= TASK OBJECTIVE =
Reproduce the opening lines of the records exactly, up to and including the line in which "-- (ahl.south west);" occurs.

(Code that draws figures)
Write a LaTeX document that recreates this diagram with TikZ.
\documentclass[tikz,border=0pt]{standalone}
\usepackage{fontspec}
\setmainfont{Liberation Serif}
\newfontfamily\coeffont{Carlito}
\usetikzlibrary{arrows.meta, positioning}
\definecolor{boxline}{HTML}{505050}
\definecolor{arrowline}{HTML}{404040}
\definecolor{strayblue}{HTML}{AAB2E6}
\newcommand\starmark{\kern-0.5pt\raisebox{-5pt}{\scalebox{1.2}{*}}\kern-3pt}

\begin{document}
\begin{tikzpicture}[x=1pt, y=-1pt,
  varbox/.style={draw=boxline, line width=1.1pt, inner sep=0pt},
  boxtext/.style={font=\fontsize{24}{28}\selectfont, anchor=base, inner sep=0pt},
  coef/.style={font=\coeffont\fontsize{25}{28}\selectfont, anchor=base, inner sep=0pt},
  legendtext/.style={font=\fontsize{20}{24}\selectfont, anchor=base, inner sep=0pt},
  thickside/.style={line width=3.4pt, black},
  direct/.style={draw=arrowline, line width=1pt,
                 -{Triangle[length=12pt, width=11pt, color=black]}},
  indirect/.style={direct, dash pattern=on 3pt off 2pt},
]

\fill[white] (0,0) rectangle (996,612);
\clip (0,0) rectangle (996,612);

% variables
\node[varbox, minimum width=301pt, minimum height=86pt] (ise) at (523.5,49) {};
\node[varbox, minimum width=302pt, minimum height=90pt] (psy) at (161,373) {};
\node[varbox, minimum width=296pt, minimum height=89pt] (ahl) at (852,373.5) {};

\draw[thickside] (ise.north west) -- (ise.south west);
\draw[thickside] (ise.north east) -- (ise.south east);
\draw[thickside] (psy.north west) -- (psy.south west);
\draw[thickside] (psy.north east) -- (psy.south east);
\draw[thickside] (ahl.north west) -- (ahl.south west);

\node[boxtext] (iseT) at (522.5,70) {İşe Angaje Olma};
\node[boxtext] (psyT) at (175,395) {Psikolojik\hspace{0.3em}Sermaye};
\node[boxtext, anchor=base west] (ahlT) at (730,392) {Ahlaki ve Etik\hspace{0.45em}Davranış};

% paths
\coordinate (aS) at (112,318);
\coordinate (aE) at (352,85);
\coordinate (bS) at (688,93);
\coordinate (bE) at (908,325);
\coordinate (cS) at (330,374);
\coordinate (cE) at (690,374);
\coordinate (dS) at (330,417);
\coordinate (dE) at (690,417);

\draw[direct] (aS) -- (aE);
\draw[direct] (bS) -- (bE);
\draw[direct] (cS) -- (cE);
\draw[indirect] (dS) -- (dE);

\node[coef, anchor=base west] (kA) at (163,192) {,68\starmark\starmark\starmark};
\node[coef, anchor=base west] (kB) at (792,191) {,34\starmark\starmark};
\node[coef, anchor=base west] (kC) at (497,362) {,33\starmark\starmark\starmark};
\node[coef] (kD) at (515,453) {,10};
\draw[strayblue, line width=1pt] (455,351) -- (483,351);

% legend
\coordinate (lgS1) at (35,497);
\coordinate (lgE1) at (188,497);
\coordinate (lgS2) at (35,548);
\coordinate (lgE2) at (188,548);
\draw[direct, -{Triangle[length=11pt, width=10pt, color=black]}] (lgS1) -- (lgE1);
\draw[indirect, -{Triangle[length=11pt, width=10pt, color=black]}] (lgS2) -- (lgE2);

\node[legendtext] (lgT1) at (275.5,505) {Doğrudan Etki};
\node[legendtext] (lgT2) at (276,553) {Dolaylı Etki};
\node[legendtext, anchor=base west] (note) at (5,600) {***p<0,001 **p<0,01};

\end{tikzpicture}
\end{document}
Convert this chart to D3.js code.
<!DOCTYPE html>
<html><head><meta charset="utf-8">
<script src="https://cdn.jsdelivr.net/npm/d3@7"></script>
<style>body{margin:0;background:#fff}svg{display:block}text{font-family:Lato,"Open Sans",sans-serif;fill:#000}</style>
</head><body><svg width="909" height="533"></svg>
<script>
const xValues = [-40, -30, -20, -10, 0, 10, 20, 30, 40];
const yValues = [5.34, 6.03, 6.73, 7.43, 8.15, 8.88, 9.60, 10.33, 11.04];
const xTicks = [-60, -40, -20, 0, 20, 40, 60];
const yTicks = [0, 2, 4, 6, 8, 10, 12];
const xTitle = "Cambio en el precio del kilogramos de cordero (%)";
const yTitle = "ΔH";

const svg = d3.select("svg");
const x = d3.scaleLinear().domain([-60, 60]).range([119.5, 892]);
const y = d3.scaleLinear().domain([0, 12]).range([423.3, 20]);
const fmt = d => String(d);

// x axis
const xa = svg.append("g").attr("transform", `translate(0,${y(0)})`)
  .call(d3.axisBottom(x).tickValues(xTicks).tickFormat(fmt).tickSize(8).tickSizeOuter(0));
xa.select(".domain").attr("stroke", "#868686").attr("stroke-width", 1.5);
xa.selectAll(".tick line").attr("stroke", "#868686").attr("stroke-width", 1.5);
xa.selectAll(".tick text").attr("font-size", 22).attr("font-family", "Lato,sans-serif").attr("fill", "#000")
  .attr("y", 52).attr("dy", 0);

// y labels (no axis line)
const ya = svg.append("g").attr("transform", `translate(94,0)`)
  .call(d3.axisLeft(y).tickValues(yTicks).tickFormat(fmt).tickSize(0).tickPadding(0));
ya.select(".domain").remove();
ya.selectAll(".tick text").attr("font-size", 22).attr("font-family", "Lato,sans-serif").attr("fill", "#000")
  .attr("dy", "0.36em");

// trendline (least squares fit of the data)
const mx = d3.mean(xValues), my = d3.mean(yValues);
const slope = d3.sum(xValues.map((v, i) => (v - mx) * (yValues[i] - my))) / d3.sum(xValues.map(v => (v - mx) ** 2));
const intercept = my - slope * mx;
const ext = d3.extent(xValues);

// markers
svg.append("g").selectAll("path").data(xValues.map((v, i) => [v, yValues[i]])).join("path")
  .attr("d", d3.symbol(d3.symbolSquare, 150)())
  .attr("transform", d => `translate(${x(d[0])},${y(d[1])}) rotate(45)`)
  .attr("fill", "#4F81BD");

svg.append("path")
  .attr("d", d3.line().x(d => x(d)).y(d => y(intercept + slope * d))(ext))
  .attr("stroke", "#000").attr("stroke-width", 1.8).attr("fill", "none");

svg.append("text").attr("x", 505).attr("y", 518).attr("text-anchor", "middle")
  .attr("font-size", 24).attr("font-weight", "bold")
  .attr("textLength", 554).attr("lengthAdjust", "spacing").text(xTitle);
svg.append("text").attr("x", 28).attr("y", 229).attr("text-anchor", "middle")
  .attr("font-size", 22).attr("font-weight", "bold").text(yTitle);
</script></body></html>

= OUTPUT FOR THIS TASK =
Write a LaTeX document that recreates this diagram with TikZ.
\documentclass[tikz,border=0pt]{standalone}
\usepackage{fontspec}
\setmainfont{Liberation Serif}
\newfontfamily\coeffont{Carlito}
\usetikzlibrary{arrows.meta, positioning}
\definecolor{boxline}{HTML}{505050}
\definecolor{arrowline}{HTML}{404040}
\definecolor{strayblue}{HTML}{AAB2E6}
\newcommand\starmark{\kern-0.5pt\raisebox{-5pt}{\scalebox{1.2}{*}}\kern-3pt}

\begin{document}
\begin{tikzpicture}[x=1pt, y=-1pt,
  varbox/.style={draw=boxline, line width=1.1pt, inner sep=0pt},
  boxtext/.style={font=\fontsize{24}{28}\selectfont, anchor=base, inner sep=0pt},
  coef/.style={font=\coeffont\fontsize{25}{28}\selectfont, anchor=base, inner sep=0pt},
  legendtext/.style={font=\fontsize{20}{24}\selectfont, anchor=base, inner sep=0pt},
  thickside/.style={line width=3.4pt, black},
  direct/.style={draw=arrowline, line width=1pt,
                 -{Triangle[length=12pt, width=11pt, color=black]}},
  indirect/.style={direct, dash pattern=on 3pt off 2pt},
]

\fill[white] (0,0) rectangle (996,612);
\clip (0,0) rectangle (996,612);

% variables
\node[varbox, minimum width=301pt, minimum height=86pt] (ise) at (523.5,49) {};
\node[varbox, minimum width=302pt, minimum height=90pt] (psy) at (161,373) {};
\node[varbox, minimum width=296pt, minimum height=89pt] (ahl) at (852,373.5) {};

\draw[thickside] (ise.north west) -- (ise.south west);
\draw[thickside] (ise.north east) -- (ise.south east);
\draw[thickside] (psy.north west) -- (psy.south west);
\draw[thickside] (psy.north east) -- (psy.south east);
\draw[thickside] (ahl.north west) -- (ahl.south west);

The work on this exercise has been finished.